The growing season varies based on where in the world you live. A lot of American produce comes from Mexico, which is closer to the equator and warm year round. The south and west also have longer growing seasons than the north. Between all this, there are enough harvests to cover the needs.

It depends a lot on the vegetable. Some, like root vegetables, can be stored for many months. Some, like lettuce and celery, can be grown almost year-round in places with a mild winter climate (like California and Florida, in the US). Some, like tomatoes and cucumbers, are grown in greenhouses almost year-round.
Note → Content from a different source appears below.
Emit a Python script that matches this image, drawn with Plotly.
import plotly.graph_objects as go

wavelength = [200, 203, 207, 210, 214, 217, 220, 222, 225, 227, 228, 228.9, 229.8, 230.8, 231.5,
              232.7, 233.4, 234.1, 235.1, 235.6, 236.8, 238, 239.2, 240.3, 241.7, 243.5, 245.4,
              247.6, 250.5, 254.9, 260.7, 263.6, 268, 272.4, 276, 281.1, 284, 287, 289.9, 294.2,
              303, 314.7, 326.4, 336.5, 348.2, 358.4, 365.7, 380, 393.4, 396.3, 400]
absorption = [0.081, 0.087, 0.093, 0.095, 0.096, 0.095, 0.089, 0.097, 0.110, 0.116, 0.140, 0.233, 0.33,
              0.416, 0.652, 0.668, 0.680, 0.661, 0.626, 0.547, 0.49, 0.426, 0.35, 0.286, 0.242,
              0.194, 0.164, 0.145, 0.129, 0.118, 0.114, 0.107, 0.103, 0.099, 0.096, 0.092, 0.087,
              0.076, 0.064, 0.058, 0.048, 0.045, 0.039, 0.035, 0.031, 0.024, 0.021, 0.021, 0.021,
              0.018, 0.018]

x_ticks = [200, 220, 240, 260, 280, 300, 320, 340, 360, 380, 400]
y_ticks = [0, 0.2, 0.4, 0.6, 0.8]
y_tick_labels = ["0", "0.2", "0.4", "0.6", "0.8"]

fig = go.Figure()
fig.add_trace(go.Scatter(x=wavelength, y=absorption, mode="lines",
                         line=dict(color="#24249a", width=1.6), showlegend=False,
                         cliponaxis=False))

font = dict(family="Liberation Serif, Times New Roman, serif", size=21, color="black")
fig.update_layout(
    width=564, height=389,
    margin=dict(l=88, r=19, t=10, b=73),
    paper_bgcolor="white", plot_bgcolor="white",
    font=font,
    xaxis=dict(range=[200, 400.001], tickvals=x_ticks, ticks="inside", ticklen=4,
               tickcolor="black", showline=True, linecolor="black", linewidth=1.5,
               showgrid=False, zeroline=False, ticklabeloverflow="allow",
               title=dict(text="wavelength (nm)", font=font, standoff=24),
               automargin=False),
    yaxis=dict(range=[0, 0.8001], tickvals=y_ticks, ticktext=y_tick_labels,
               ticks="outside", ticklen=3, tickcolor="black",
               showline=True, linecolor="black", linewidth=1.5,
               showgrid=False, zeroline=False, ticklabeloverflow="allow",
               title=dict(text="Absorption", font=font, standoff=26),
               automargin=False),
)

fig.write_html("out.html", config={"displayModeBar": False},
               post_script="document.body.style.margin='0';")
Many fruits and a few vegetables that need a winter climate to grow, are grown in the southern hemisphere (especially Chile), where the seasons are reversed.

There’s a huge amount of logistics and technology that goes into making sure you always have a consistent selection of produce at the supermarket, but even so, you’ll probably find that the price and quality aren’t so great in the late winter and early spring.

There are ways to store many vegetables and fruits for longer periods of time — the average grocery store apple was picked over a year ago. Potatoes are also very hearty and can be stored for long periods of time. This is done through temperature, humidity, air mixture to slow or speed up ripening (I toured a produce distributor a couple years ago, and they had multiple banana rooms to take a giant shipment picked at same time and be able to spread them out over weeks in terms of ripening).

There are also ways to source from different regions of the world where growth seasons differ. Potatoes may come from Idaho for half the year and Peru the other half the year. For example, I notice that when I buy blueberries (which can’t be stored long term), they come from South America in the winter, the Southern US in early spring, and then gradually seem to move north… so March and April blueberries are from Florida, May and June ones from Georgia and South Carolina, July and August ones from Michigan.

Mostly cold storage. Sometimes imports and sometimes enclosed farmlands.

The harvesting season is still a huge thing but loses it’s importance with time. We can preserve our food with cold storage. Think them like bigger fridges, large enough to take huge amounts of food to supply entire cities with it.

Imports are also a factor. There are many places that have warmer climates and they have more sunny and hot days in a year. This is crucial to grow vegetables. In short, the farmers in these kind of climates can double harvest.

Enclosed farmlands allow you to create your own climate. You can adjust the heat of the farmland and produce anything as long as you have the right soil characteristics and enough water.

Some are stored for a long time. Potatoes can be stored for months. Some are grown in different countries. It might be -40 here in Canada, but in Mexico, it’s still above freezing. And there are greenhouses which can produce veggies even in the -40 Canadian winters.